Gmina Krzynowłoga Mała is a rural gmina (administrative district) in Przasnysz County, Masovian Voivodeship, in east-central Poland. Its seat is the village of Krzynowłoga Mała, which lies approximately 16 kilometres (10 mi) north-west of Przasnysz and 104 km (64 mi) north of Warsaw.

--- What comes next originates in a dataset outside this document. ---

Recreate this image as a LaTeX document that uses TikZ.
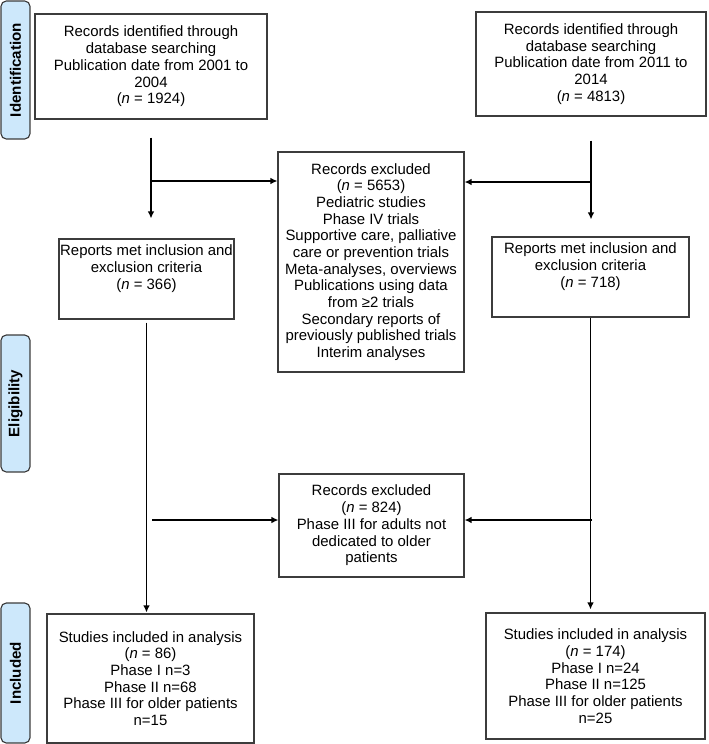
\documentclass[tikz,border=0pt]{standalone}
\usepackage{fontspec}
\setmainfont{Liberation Sans}
\usetikzlibrary{arrows.meta,positioning}
\definecolor{stageblue}{RGB}{205,232,251}
\definecolor{boxgray}{RGB}{60,60,60}

\begin{document}
\begin{tikzpicture}[x=0.02cm,y=-0.02cm,every node/.style={font=\fontsize{8.5}{9.5}\selectfont,align=center,inner sep=0pt},
    box/.style={draw=boxgray,line width=0.65pt},
    stage/.style={draw=boxgray,line width=0.65pt,fill=stageblue,rounded corners=3pt,rotate=90,minimum height=0.58cm,font=\fontsize{8.6}{10}\selectfont\bfseries},
    flow/.style={-{Latex[length=4pt,width=3.8pt]},line width=0.8pt}]
      \useasboundingbox (0,0) rectangle (708,744);
      \node[stage,minimum width=2.76cm] (ident) at (15.5,70) {Identification};
      \node[stage,minimum width=2.74cm] (elig) at (15.5,403.5) {Eligibility};
      \node[stage,minimum width=2.80cm] (incl) at (15.5,673) {Included};
      \node[box,minimum width=4.64cm,minimum height=2.10cm] (srcold) at (151,66.5) {Records identified through\\database searching\\Publication date from 2001 to\\2004\\(\textit{n} = 1924)};
      \node[box,minimum width=4.60cm,minimum height=2.08cm] (srcnew) at (591,64) {Records identified through\\database searching\\Publication date from 2011 to\\2014\\(\textit{n} = 4813)};
      \node[box,minimum width=3.72cm,minimum height=4.40cm] (exclfirst) at (371,262) {Records excluded\\(\textit{n} = 5653)\\Pediatric studies\\Phase IV trials\\Supportive care, palliative\\care or prevention trials\\Meta-analyses, overviews\\Publications using data\\from ≥2 trials\\Secondary reports of\\previously published trials\\Interim analyses};
      \node[box,minimum width=3.50cm,minimum height=1.60cm] (metold) at (146.5,279) {Reports met inclusion and\\exclusion criteria\\(\textit{n} = 366)\\[4pt]};
      \node[box,minimum width=3.94cm,minimum height=1.60cm] (metnew) at (590.5,277) {Reports met inclusion and\\exclusion criteria\\(\textit{n} = 718)\\[4pt]};
      \node[box,minimum width=3.70cm,minimum height=2.06cm] (exclsecond) at (371.5,525.5) {Records excluded\\(\textit{n} = 824)\\Phase III for adults not\\dedicated to older\\patients};
      \node[box,minimum width=4.14cm,minimum height=2.58cm] (inclold) at (150.5,678.5) {Studies included in analysis\\(\textit{n} = 86)\\Phase I n=3\\Phase II n=68\\Phase III for older patients\\n=15};
      \node[box,minimum width=4.38cm,minimum height=2.52cm] (inclnew) at (595.5,676) {Studies included in analysis\\(\textit{n} = 174)\\Phase I n=24\\Phase II n=125\\Phase III for older patients\\n=25};
      % upper stage
      \draw[flow,shorten <=0.36cm,shorten >=0.40cm] (srcold.south) -- (srcold.south |- metold.north);
      \draw[flow,shorten <=0.48cm,shorten >=0.34cm] (srcnew.south) -- (srcnew.south |- metnew.north);
      \coordinate (forkold) at (151,181);
      \coordinate (forknew) at (591,182);
      \draw[flow] (forkold) -- (forkold -| exclfirst.west);
      \draw[flow] (forknew) -- (forknew -| exclfirst.east);
      % lower stage
      \draw[flow,shorten <=0.06cm,shorten >=0.02cm] (metold.south) -- (metold.south |- inclold.north);
      \draw[flow,shorten >=0.06cm] (metnew.south) -- (metnew.south |- inclnew.north);
      \coordinate (joinold) at (152,520);
      \coordinate (joinnew) at (592,520);
      \draw[flow] (joinold) -- (joinold -| exclsecond.west);
      \draw[flow] (joinnew) -- (joinnew -| exclsecond.east);
    \end{tikzpicture}
\end{document}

The gmina covers an area of 184.4 km2, and as of 2006 its total population is 3,535 (3,599 in 2013).

==Villages==
Gmina Krzynowłoga Mała contains the villages and settlements of:

- Borowe-Chrzczany
- Borowe-Gryki
- Bystre-Chrzany
- Chmieleń Wielki
- Chmielonek
- Cichowo
- Czaplice-Bąki
- Czaplice-Kurki
- Gadomiec-Jędryki
- Gadomiec-Wyraki
- Goski-Wąsosze
- Grabowo-Rżańce
- Kaki-Mroczki
- Kawieczyno
- Rudno-Kosiły
- Krajewo Wielkie
- Krajewo-Kłódki
- Krajewo-Wierciochy
- Krzynowłoga Mała
- Łanięta
- Łoje
- Marianowo
- Masiak
- Morawy Wielkie
- Ostrowe-Stańczyki
- Ożumiech
- Piastowo
- Plewnik
- Romany-Fuszki
- Romany-Janowięta
- Romany-Sebory
- Romany-Sędzięta
- Rudno Jeziorowe
- Rudno Kmiece
- Skierkowizna
- Świniary
- Ulatowo-Adamy
- Ulatowo-Borzuchy
- Ulatowo-Czerniaki
- Ulatowo-Zalesie
- Ulatowo-Żyły
- Wiktorowo

==Neighbouring gminas==
Gmina Krzynowłoga Mała is bordered by the gminas of Chorzele, Czernice Borowe, Dzierzgowo, Jednorożec and Przasnysz.